Lemmings is one of those games that just keeps popping up from time to time to give people who have never experienced the simple yet addicting game a chance to play it, and give the older gaming crowd a little bit of the old nostalgia.
For the three of four of you that haven’t heard of this game, the premise is pretty simple: Lemmings fall through a trap door into a stage filled with various forms of Insta-Death(tm). The Lemmings will march forward, only turning around when they hit something. It’s your job to dole out your compliment of jobs to the Lemmings to create a safe path to the exit door.
It sounds easy enough, and in the beginning it is pretty straightforward. The levels are broken up into four difficulty levels: fun, tricky, taxing, and mayhem. The Super NES version also had an additional difficulty level, Sunsoft, that we’ll get to in a couple of paragraphs.
Fun is pretty easy, almost mind-numbingly so. It introduces you to the game, how the controls work, and what all the different jobs do. You almost have to try and not complete these stages.
Tricky is slightly tougher. You’ll have to learn how to corral your Lemmings and send a lone wolf over to construct the path to the goal.
Taxing starts to ramp up the difficulty. Your allotment of jobs will be smaller than you want, and the Lemmings will begin to find ways to kill themselves almost immediately after landing in the stage.
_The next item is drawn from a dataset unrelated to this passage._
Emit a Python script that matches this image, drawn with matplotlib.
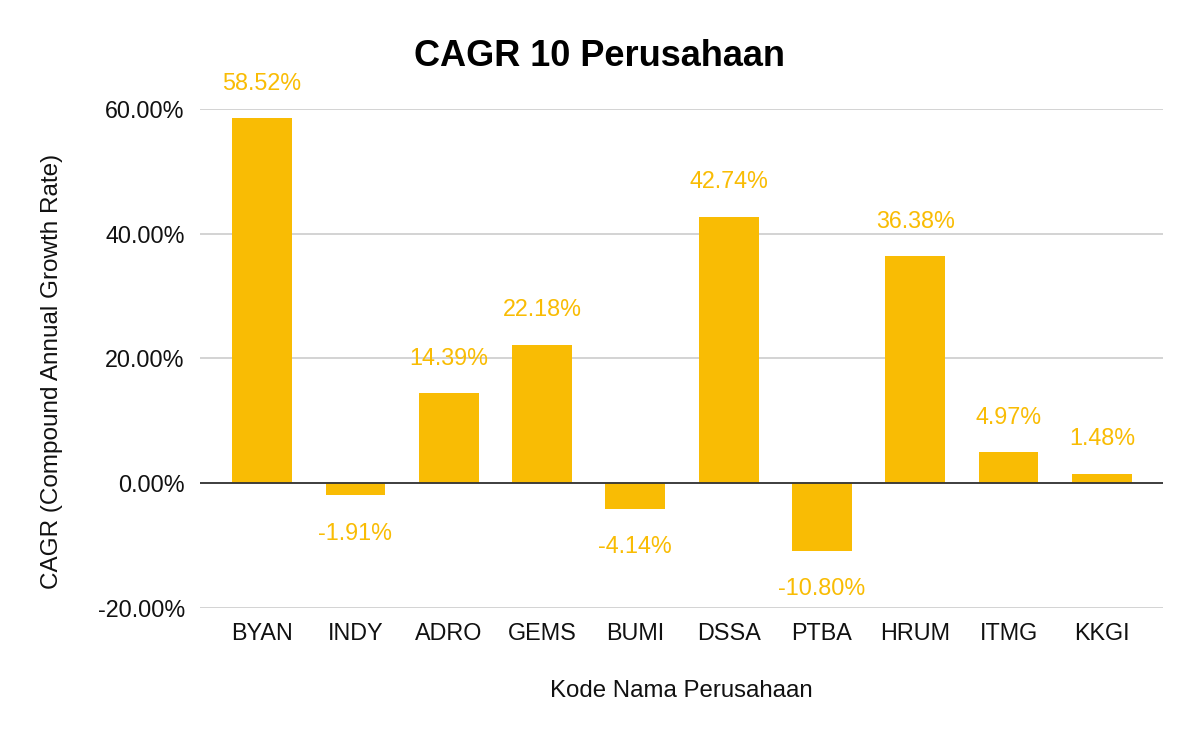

Controllers may get thrown.
Mayhem is just cruel. Your time is shortened even more than Taxing, so you get to work faster. There are paths made of steel that you can’t burrow through and are filled with various Lemming-killing devices that you won’t see until a Lemming is working away and is unceremoniously squished, just half a screen from the goal. A goal which, incidentally, is placed in a place that’s not immediately obviously easy to get to.
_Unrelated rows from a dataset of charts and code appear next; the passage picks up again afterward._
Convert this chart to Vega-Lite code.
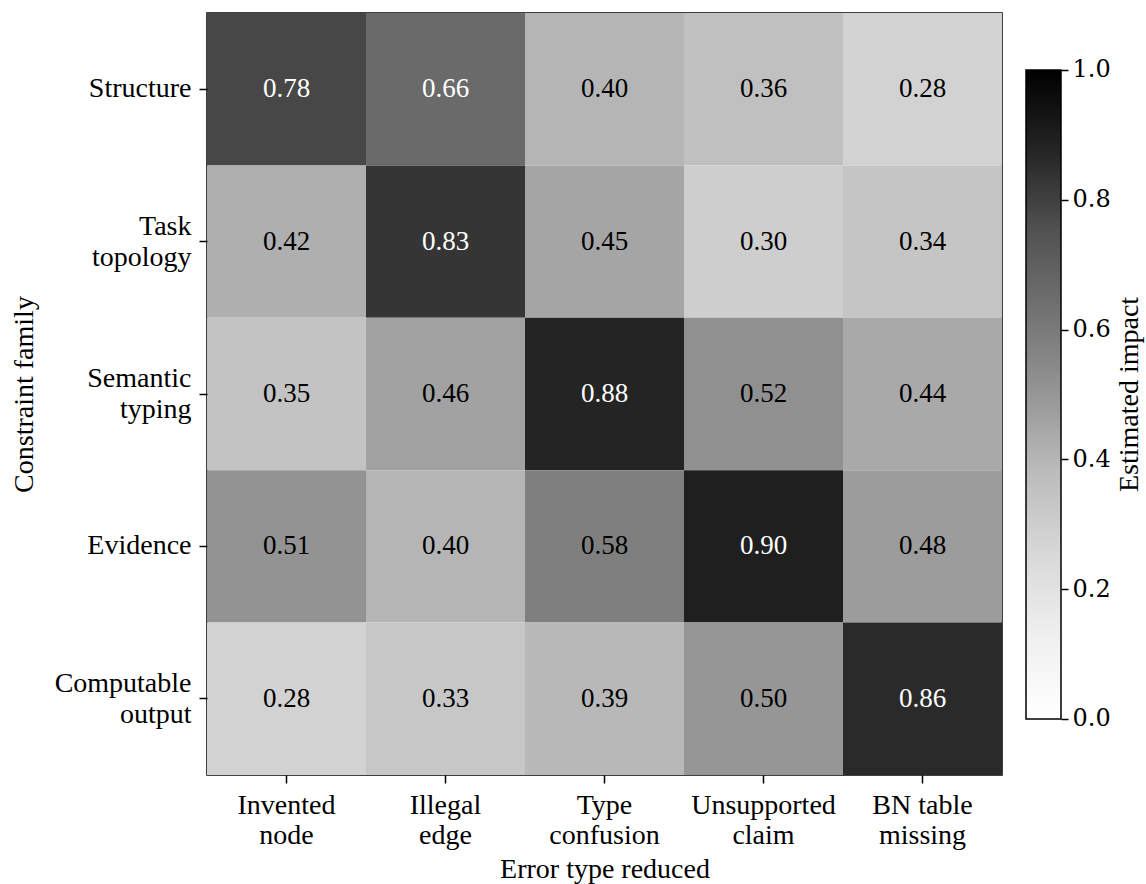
{
  "$schema": "https://vega.github.io/schema/vega-lite/v6.json",
  "background": "white",
  "padding": {"left": 9, "top": 12, "right": 5, "bottom": 5},
  "spacing": 22,
  "config": {
    "font": "Liberation Serif",
    "view": {"stroke": null},
    "axis": {
      "labelFont": "Liberation Serif",
      "labelFontSize": 28,
      "labelColor": "black",
      "titleFont": "Liberation Serif",
      "titleFontSize": 28,
      "titleFontWeight": "normal",
      "titleColor": "black",
      "tickColor": "black",
      "tickWidth": 1.5,
      "tickSize": 8,
      "domain": false,
      "grid": false
    }
  },
  "data": {
    "values": [
      {"family": "Structure", "error": "Invented node", "v": 0.78},
      {"family": "Structure", "error": "Illegal edge", "v": 0.66},
      {"family": "Structure", "error": "Type confusion", "v": 0.40},
      {"family": "Structure", "error": "Unsupported claim", "v": 0.36},
      {"family": "Structure", "error": "BN table missing", "v": 0.28},
      {"family": "Task topology", "error": "Invented node", "v": 0.42},
      {"family": "Task topology", "error": "Illegal edge", "v": 0.83},
      {"family": "Task topology", "error": "Type confusion", "v": 0.45},
      {"family": "Task topology", "error": "Unsupported claim", "v": 0.30},
      {"family": "Task topology", "error": "BN table missing", "v": 0.34},
      {"family": "Semantic typing", "error": "Invented node", "v": 0.35},
      {"family": "Semantic typing", "error": "Illegal edge", "v": 0.46},
      {"family": "Semantic typing", "error": "Type confusion", "v": 0.88},
      {"family": "Semantic typing", "error": "Unsupported claim", "v": 0.52},
      {"family": "Semantic typing", "error": "BN table missing", "v": 0.44},
      {"family": "Evidence", "error": "Invented node", "v": 0.51},
      {"family": "Evidence", "error": "Illegal edge", "v": 0.40},
      {"family": "Evidence", "error": "Type confusion", "v": 0.58},
      {"family": "Evidence", "error": "Unsupported claim", "v": 0.90},
      {"family": "Evidence", "error": "BN table missing", "v": 0.48},
      {"family": "Computable output", "error": "Invented node", "v": 0.28},
      {"family": "Computable output", "error": "Illegal edge", "v": 0.33},
      {"family": "Computable output", "error": "Type confusion", "v": 0.39},
      {"family": "Computable output", "error": "Unsupported claim", "v": 0.50},
      {"family": "Computable output", "error": "BN table missing", "v": 0.86}
    ]
  },
  "hconcat": [
    {
      "width": 795,
      "height": 762,
      "view": {"stroke": "black", "strokeWidth": 1.5},
      "encoding": {
        "x": {
          "field": "error", "type": "nominal", "sort": null,
          "scale": {"paddingInner": 0, "paddingOuter": 0},
          "axis": {
            "title": "Error type reduced",
            "labelAngle": 0,
            "labelPadding": 8,
            "labelLineHeight": 30,
            "titlePadding": 6,
            "labelExpr": "datum.value == 'BN table missing' ? ['BN table', 'missing'] : split(datum.value, ' ')"
          }
        },
        "y": {
          "field": "family", "type": "nominal", "sort": null,
          "scale": {"paddingInner": 0, "paddingOuter": 0},
          "axis": {
            "title": "Constraint family",
            "labelPadding": 8,
            "labelLineHeight": 31,
            "titlePadding": 16,
            "labelOffset": {"condition": {"test": "indexof(datum.value, ' ') > 0", "value": -15}, "value": 0},
            "labelExpr": "split(datum.value, ' ')"
          }
        }
      },
      "layer": [
        {
          "mark": {"type": "rect"},
          "encoding": {
            "color": {
              "field": "v", "type": "quantitative",
              "scale": {
                "domain": [0, 0.125, 0.25, 0.375, 0.5, 0.625, 0.75, 0.875, 1],
                "range": ["#ffffff", "#f0f0f0", "#d9d9d9", "#bdbdbd", "#969696", "#737373", "#525252", "#252525", "#000000"]
              },
              "legend": null
            }
          }
        },
        {
          "mark": {"type": "text", "fontSize": 27, "font": "Liberation Serif"},
          "encoding": {
            "text": {"field": "v", "type": "quantitative", "format": ".2f"},
            "color": {
              "condition": {"test": "datum.v > 0.6", "value": "white"},
              "value": "black"
            }
          }
        }
      ]
    },
    {
      "width": 35,
      "height": 762,
      "data": {"values": [{"lo": 0, "hi": 1}]},
      "mark": {
        "type": "rect",
        "stroke": "black",
        "strokeWidth": 1.5,
        "color": {
          "gradient": "linear",
          "x1": 0, "y1": 1, "x2": 0, "y2": 0,
          "stops": [
            {"offset": 0, "color": "#ffffff"},
            {"offset": 0.125, "color": "#f0f0f0"},
            {"offset": 0.25, "color": "#d9d9d9"},
            {"offset": 0.375, "color": "#bdbdbd"},
            {"offset": 0.5, "color": "#969696"},
            {"offset": 0.625, "color": "#737373"},
            {"offset": 0.75, "color": "#525252"},
            {"offset": 0.875, "color": "#252525"},
            {"offset": 1, "color": "#000000"}
          ]
        }
      },
      "encoding": {
        "y": {
          "field": "lo", "type": "quantitative",
          "scale": {"domain": [-0.0863, 1.0878], "nice": false, "zero": false},
          "axis": {
            "orient": "right",
            "values": [0, 0.2, 0.4, 0.6, 0.8, 1.0],
            "format": ".1f",
            "labelFont": "DejaVu Serif",
            "labelFontSize": 24,
            "labelPadding": 4,
            "tickSize": 7,
            "title": "Estimated impact",
            "titleAngle": -90,
            "titleBaseline": "top",
            "titlePadding": 5
          }
        },
        "y2": {"field": "hi"}
      }
    }
  ]
}
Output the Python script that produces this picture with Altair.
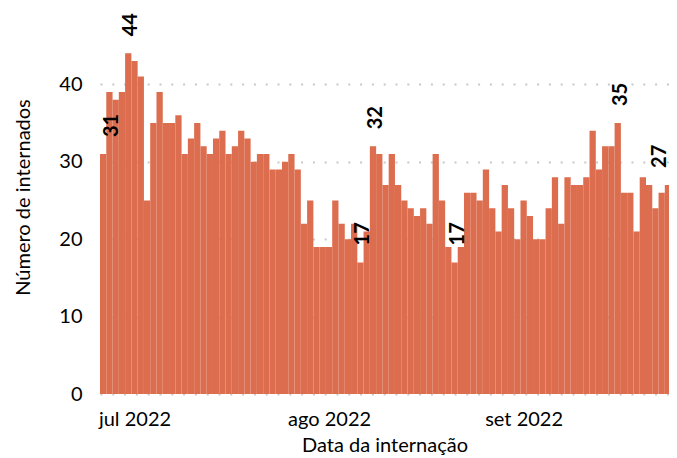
import altair as alt
import pandas as pd

# ---- data ----
start_date = "2022-06-26"
values = [31, 39, 38, 39, 44, 43, 41, 25, 35, 39,
          35, 35, 36, 31, 33, 35, 32, 31, 33, 34,
          31, 32, 34, 33, 30, 31, 31, 29, 29, 30,
          31, 29, 22, 25, 19, 19, 19, 25, 22, 20,
          22, 17, 21, 32, 31, 27, 31, 27, 25, 24,
          23, 24, 22, 31, 25, 19, 17, 19, 26, 26,
          25, 29, 24, 21, 27, 24, 20, 25, 23, 20,
          20, 24, 28, 22, 28, 27, 27, 28, 34, 29,
          32, 32, 35, 26, 26, 21, 28, 27, 24, 26,
          27]
label_dates = ["2022-06-26", "2022-06-30", "2022-08-06", "2022-08-08",
               "2022-08-21", "2022-09-16", "2022-09-24"]
month_names = ["jan", "fev", "mar", "abr", "mai", "jun",
               "jul", "ago", "set", "out", "nov", "dez"]
y_ticks = [0, 10, 20, 30, 40]

BAR = "#DC6D4E"
FONT = "Lato"

dates = pd.date_range(start_date, periods=len(values), freq="D")
df = pd.DataFrame({"d": dates, "n": values})
df["day"] = df["d"].dt.strftime("%Y-%m-%d")
df["date"] = df["d"].dt.strftime("%Y-%m-%dT%H:%M:%S")
df["start"] = (df["d"] - pd.Timedelta(hours=12)).dt.strftime("%Y-%m-%dT%H:%M:%S")
df["end"] = (df["d"] + pd.Timedelta(hours=12)).dt.strftime("%Y-%m-%dT%H:%M:%S")
df = df.drop(columns=["d"])

xscale = alt.Scale(domain=[alt.DateTime(year=2022, month=6, date=25, hours=12),
                           alt.DateTime(year=2022, month=9, date=24, hours=4)],
                   padding=0)
yscale = alt.Scale(domain=[0, 49.6], nice=False, padding=0)

month_js = "[" + ",".join("'%s'" % m for m in month_names) + "]"
label_expr = month_js + "[month(datum.value)] + ' ' + year(datum.value)"

bars = alt.Chart(df).mark_bar(color=BAR, clip=True).encode(
    x=alt.X("start:T", scale=xscale,
            axis=alt.Axis(values=[alt.DateTime(year=2022, month=m, date=1) for m in (7, 8, 9)],
                          labelExpr=label_expr, title="Data da internação",
                          grid=False, ticks=False, domain=False,
                          labelPadding=15, titlePadding=6,
                          labelFontSize=20, titleFontSize=20)),
    x2="end:T",
    y=alt.Y("n:Q", scale=yscale,
            axis=alt.Axis(values=y_ticks, title="Número de internados",
                          grid=True, gridDash=[2, 9.8], gridWidth=2, gridColor="#c8c8c8",
                          ticks=False, domain=False, labelPadding=18, titlePadding=25,
                          titleY=187,
                          labelFontSize=20, titleFontSize=20)),
    y2=alt.datum(0),
)

def labels(days, dy):
    return alt.Chart(df).transform_filter(
        alt.FieldOneOfPredicate(field="day", oneOf=days)
    ).mark_text(angle=270, align="left", baseline="middle", dx=17, dy=dy,
                font=FONT, fontWeight="bold", fontSize=20, color="black").encode(
        x=alt.X("date:T", scale=xscale),
        y=alt.Y("n:Q", scale=yscale),
        text="n:Q",
    )

chart = alt.layer(
    bars,
    labels(label_dates[1:-1], 3),
    labels(label_dates[:1], 9),
    labels(label_dates[-1:], -8),
).properties(
    width=569, height=384,
    autosize=alt.AutoSizeParams(type="none"),
    padding={"left": 92, "top": 2, "right": 0, "bottom": 64},
).configure_view(stroke=None).configure_axis(
    labelFont=FONT, titleFont=FONT, labelColor="black", titleColor="black",
    titleFontWeight="normal",
)

chart.save("out.html", embed_options={"renderer": "svg", "actions": False})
And then there’s the Sunsoft levels. Bonus levels created by the team that ported the game to the Super NES. They’re hard, but not quite as hard as the Mayhem levels. Well, except for the very last one. It was hard enough that I decided to call a Nintendo Game Play Counselor after nearly breaking my controller in half. It turns out that the solution is pretty easy once you know what it is, but the extremely short time limit still makes it pretty tough to complete, so I never did.
This game has spawned a number of sequels and spinoffs on almost every computer and game console, but I never played any of them. For me, the Super NES version is the definitive version of Lemmings.